News / Space News |
New Horizons Discovers Frozen Plains in the Heart of Pluto’s ‘Heart’
NASA | JULY 19, 2015
In the latest data from NASA’s New Horizons spacecraft, a new close-up image of Pluto reveals a vast, craterless plain that appears to be no more than 100 million years old, and is possibly still being shaped by geologic processes.
This frozen region is north of Pluto’s icy mountains, in the center-left of the heart feature, informally named “Tombaugh Regio”.
This fascinating icy plains region -- resembling frozen mud cracks on Earth -- has been informally named “Sputnik Planum”. It has a broken surface of irregularly-shaped segments, roughly 12 miles (20 kilometers) across, bordered by what appear to be shallow troughs. Some of these troughs have darker material within them, while others are traced by clumps of hills that appear to rise above the surrounding terrain. Elsewhere, the surface appears to be etched by fields of small pits that may have formed by a process called sublimation, in which ice turns directly from solid to gas, just as dry ice does on Earth.

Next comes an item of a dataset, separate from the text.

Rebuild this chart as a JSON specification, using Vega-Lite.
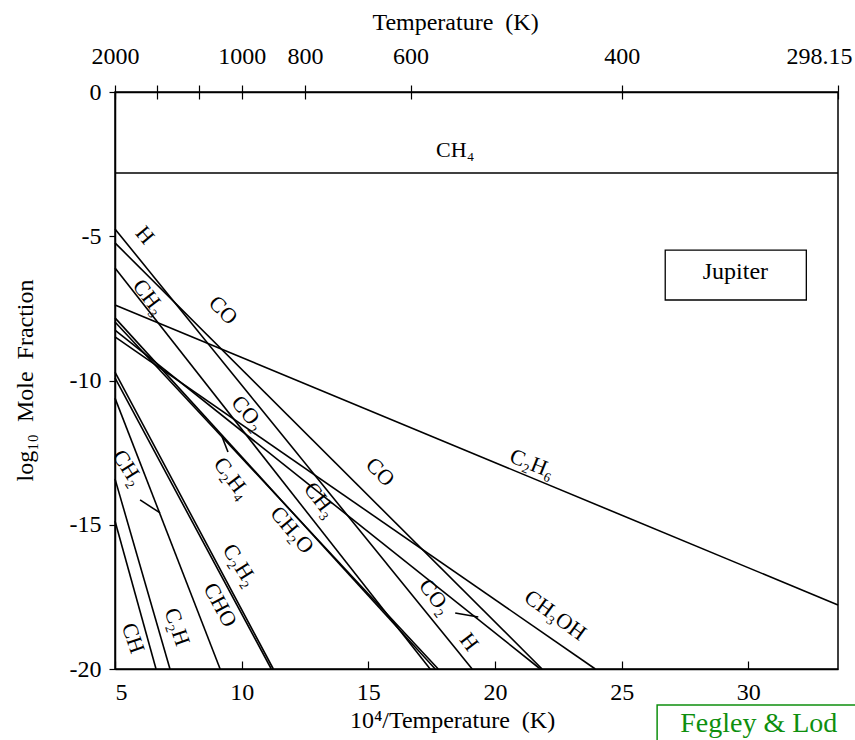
{
  "$schema": "https://vega.github.io/schema/vega-lite/v6.json",
  "width": 723,
  "height": 577,
  "autosize": {"type": "none"},
  "padding": {"left": 115, "top": 92, "right": 17, "bottom": 71},
  "background": "white",
  "config": {
    "view": {"stroke": "black", "strokeWidth": 1.5},
    "font": "Liberation Serif",
    "axis": {
      "grid": false,
      "domainColor": "black",
      "domainWidth": 1.5,
      "tickColor": "black",
      "tickWidth": 1.2,
      "labelColor": "black",
      "titleColor": "black",
      "labelFont": "Liberation Serif",
      "titleFont": "Liberation Serif",
      "labelFontSize": 24,
      "titleFontSize": 24,
      "titleFontWeight": "normal"
    },
    "text": {"font": "Liberation Serif", "fontSize": 22, "color": "black"}
  },
  "resolve": {"axis": {"x": "independent", "y": "independent"}},
  "layer": [
    {
      "data": {"values": [
        {"s": "CH4", "x": 5, "y": -2.81}, {"s": "CH4", "x": 33.5403, "y": -2.81},
        {"s": "H", "x": 5, "y": -4.75}, {"s": "H", "x": 19.10, "y": -20},
        {"s": "CO", "x": 5, "y": -5.23}, {"s": "CO", "x": 21.86, "y": -20},
        {"s": "CH3", "x": 5, "y": -6.10}, {"s": "CH3", "x": 17.44, "y": -20},
        {"s": "C2H6", "x": 5, "y": -7.38}, {"s": "C2H6", "x": 33.5403, "y": -17.78},
        {"s": "C2H4", "x": 5, "y": -7.83}, {"s": "C2H4", "x": 17.64, "y": -20},
        {"s": "CH2O", "x": 5, "y": -7.97}, {"s": "CH2O", "x": 17.76, "y": -20},
        {"s": "CO2", "x": 5, "y": -8.25}, {"s": "CO2", "x": 21.79, "y": -20},
        {"s": "CH3OH", "x": 5, "y": -8.49}, {"s": "CH3OH", "x": 23.96, "y": -20},
        {"s": "C2H2", "x": 5, "y": -9.71}, {"s": "C2H2", "x": 11.25, "y": -20},
        {"s": "CHO", "x": 5, "y": -9.91}, {"s": "CHO", "x": 11.17, "y": -20},
        {"s": "CH2", "x": 5, "y": -10.61}, {"s": "CH2", "x": 9.15, "y": -20},
        {"s": "C2H", "x": 5, "y": -13.41}, {"s": "C2H", "x": 7.17, "y": -20},
        {"s": "CH", "x": 5, "y": -14.87}, {"s": "CH", "x": 6.62, "y": -20},
        {"s": "L1", "x": 5.99, "y": -14.14}, {"s": "L1", "x": 6.78, "y": -14.59},
        {"s": "L2", "x": 9.23, "y": -11.96}, {"s": "L2", "x": 9.46, "y": -12.48},
        {"s": "L3", "x": 18.43, "y": -18.06}, {"s": "L3", "x": 19.34, "y": -18.20}
      ]},
      "mark": {"type": "line", "color": "black", "strokeWidth": 1.6},
      "encoding": {
        "x": {
          "field": "x", "type": "quantitative",
          "scale": {"domain": [5, 33.5403], "nice": false, "zero": false},
          "axis": {
            "orient": "bottom", "values": [5, 10, 15, 20, 25, 30],
            "tickSize": -8, "labelPadding": 19,
            "title": "10⁴/Temperature\u00a0\u00a0(K)",
            "titleX": 337, "titleY": 51, "titleBaseline": "middle"
          }
        },
        "y": {
          "field": "y", "type": "quantitative",
          "scale": {"domain": [-20, 0], "nice": false, "zero": false},
          "axis": {
            "orient": "left",
            "values": [0, -5, -10, -15, -20],
            "labelExpr": "datum.value == 0 ? '0' : '-' + abs(datum.value)",
            "tickSize": 6, "labelPadding": 8,
            "title": "log₁₀\u00a0\u00a0Mole\u00a0\u00a0Fraction",
            "titleX": -90, "titleY": 288, "titleBaseline": "middle"
          }
        },
        "detail": {"field": "s"}
      }
    },
    {
      "data": {"values": [{"x1": 26.72, "x2": 32.29, "y1": -5.48, "y2": -7.21}]},
      "mark": {"type": "rect", "fill": "white", "stroke": "black", "strokeWidth": 1.3},
      "encoding": {
        "x": {
          "field": "x1", "type": "quantitative",
          "axis": {
            "orient": "top",
            "values": [5, 6.6667, 8.3333, 10, 12.5, 16.6667, 25, 33.5403],
            "labelExpr": "datum.value > 33 ? '298.15' : (abs(datum.value - 6.6667) < 0.01 || abs(datum.value - 8.3333) < 0.01) ? '' : format(round(10000 / datum.value), 'd')",
            "tickSize": 7, "labelPadding": 17,
            "labelAlign": {"condition": {"test": "datum.value > 33", "value": "right"}, "value": "center"},
            "labelOffset": {"condition": {"test": "datum.value > 33", "value": 14}, "value": 0},
            "title": "Temperature\u00a0\u00a0(K)",
            "titleX": 340, "titleY": -70, "titleBaseline": "middle"
          }
        },
        "x2": {"field": "x2"},
        "y": {"field": "y1", "type": "quantitative", "axis": null},
        "y2": {"field": "y2"}
      }
    },
    {
      "data": {"values": [{"t": "Jupiter", "x": 29.49, "y": -6.24}]},
      "mark": {"type": "text", "fontSize": 24},
      "encoding": {
        "x": {
          "field": "x", "type": "quantitative",
          "axis": {
            "orient": "top",
            "values": [5, 6.6667, 8.3333, 10, 12.5, 16.6667, 25, 33.5403],
            "tickSize": -7, "labels": false, "domain": false, "title": null
          }
        },
        "y": {"field": "y", "type": "quantitative", "axis": null},
        "text": {"field": "t"}
      }
    },
    {
      "data": {"values": [{"t": "CH₄", "x": 18.43, "y": -2.01}]},
      "mark": {"type": "text", "angle": 0},
      "encoding": {
        "x": {"field": "x", "type": "quantitative", "axis": null},
        "y": {"field": "y", "type": "quantitative", "axis": null},
        "text": {"field": "t"}
      }
    },
    {
      "data": {"values": [{"t": "C₂H₆", "x": 21.47, "y": -12.88}]},
      "mark": {"type": "text", "angle": 22},
      "encoding": {
        "x": {"field": "x", "type": "quantitative", "axis": null},
        "y": {"field": "y", "type": "quantitative", "axis": null},
        "text": {"field": "t"}
      }
    },
    {
      "data": {"values": [{"t": "CH₃OH", "x": 22.38, "y": -18.13}]},
      "mark": {"type": "text", "angle": 36},
      "encoding": {
        "x": {"field": "x", "type": "quantitative", "axis": null},
        "y": {"field": "y", "type": "quantitative", "axis": null},
        "text": {"field": "t"}
      }
    },
    {
      "data": {"values": [{"t": "CO", "x": 9.27, "y": -7.56}, {"t": "CO", "x": 15.47, "y": -13.17}]},
      "mark": {"type": "text", "angle": 45},
      "encoding": {
        "x": {"field": "x", "type": "quantitative", "axis": null},
        "y": {"field": "y", "type": "quantitative", "axis": null},
        "text": {"field": "t"}
      }
    },
    {
      "data": {"values": [{"t": "H", "x": 6.18, "y": -4.96}, {"t": "CO₂", "x": 10.25, "y": -11.13}, {"t": "CH₂O", "x": 11.99, "y": -15.18}]},
      "mark": {"type": "text", "angle": 50},
      "encoding": {
        "x": {"field": "x", "type": "quantitative", "axis": null},
        "y": {"field": "y", "type": "quantitative", "axis": null},
        "text": {"field": "t"}
      }
    },
    {
      "data": {"values": [
        {"t": "CH₃", "x": 6.34, "y": -7.11}, {"t": "CH₃", "x": 13.10, "y": -14.14},
        {"t": "CO₂", "x": 17.64, "y": -17.50}, {"t": "H", "x": 18.98, "y": -19.06},
        {"t": "C₂H₄", "x": 9.62, "y": -13.38}
      ]},
      "mark": {"type": "text", "angle": 53},
      "encoding": {
        "x": {"field": "x", "type": "quantitative", "axis": null},
        "y": {"field": "y", "type": "quantitative", "axis": null},
        "text": {"field": "t"}
      }
    },
    {
      "data": {"values": [{"t": "CH₂", "x": 5.51, "y": -13.03}, {"t": "C₂H₂", "x": 9.94, "y": -16.40}]},
      "mark": {"type": "text", "angle": 58},
      "encoding": {
        "x": {"field": "x", "type": "quantitative", "axis": null},
        "y": {"field": "y", "type": "quantitative", "axis": null},
        "text": {"field": "t"}
      }
    },
    {
      "data": {"values": [{"t": "CHO", "x": 9.15, "y": -17.78}]},
      "mark": {"type": "text", "angle": 62},
      "encoding": {
        "x": {"field": "x", "type": "quantitative", "axis": null},
        "y": {"field": "y", "type": "quantitative", "axis": null},
        "text": {"field": "t"}
      }
    },
    {
      "data": {"values": [{"t": "C₂H", "x": 7.45, "y": -18.54}, {"t": "CH", "x": 5.71, "y": -18.93}]},
      "mark": {"type": "text", "angle": 71},
      "encoding": {
        "x": {"field": "x", "type": "quantitative", "axis": null},
        "y": {"field": "y", "type": "quantitative", "axis": null},
        "text": {"field": "t"}
      }
    },
    {
      "data": {"values": [{"x1": 26.4, "x2": 36, "y1": -21.25, "y2": -23}]},
      "mark": {"type": "rect", "fill": null, "stroke": "#0e8f0e", "strokeWidth": 1.5},
      "encoding": {
        "x": {"field": "x1", "type": "quantitative", "axis": null},
        "x2": {"field": "x2"},
        "y": {"field": "y1", "type": "quantitative", "axis": null},
        "y2": {"field": "y2"}
      }
    },
    {
      "data": {"values": [{"t": "Fegley & Lod", "x": 27.31, "y": -22.18}]},
      "mark": {"type": "text", "align": "left", "baseline": "alphabetic", "fontSize": 28, "color": "#0e8f0e"},
      "encoding": {
        "x": {"field": "x", "type": "quantitative", "axis": null},
        "y": {"field": "y", "type": "quantitative", "axis": null},
        "text": {"field": "t"}
      }
    }
  ]
}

Pluto’s icy plains also display dark streaks that are a few miles long. These streaks appear to be aligned in the same direction and may have been produced by winds blowing across the frozen surface.
The New Horizons Atmospheres team observed Pluto’s atmosphere as far as 1,000 miles (1,600 kilometers) above the surface, demonstrating that Pluto’s nitrogen-rich atmosphere is quite extended.
The New Horizons Particles and Plasma team has discovered a region of cold, dense ionized gas tens of thousands of miles beyond Pluto -- the planet’s atmosphere being stripped away by the solar wind and lost to space.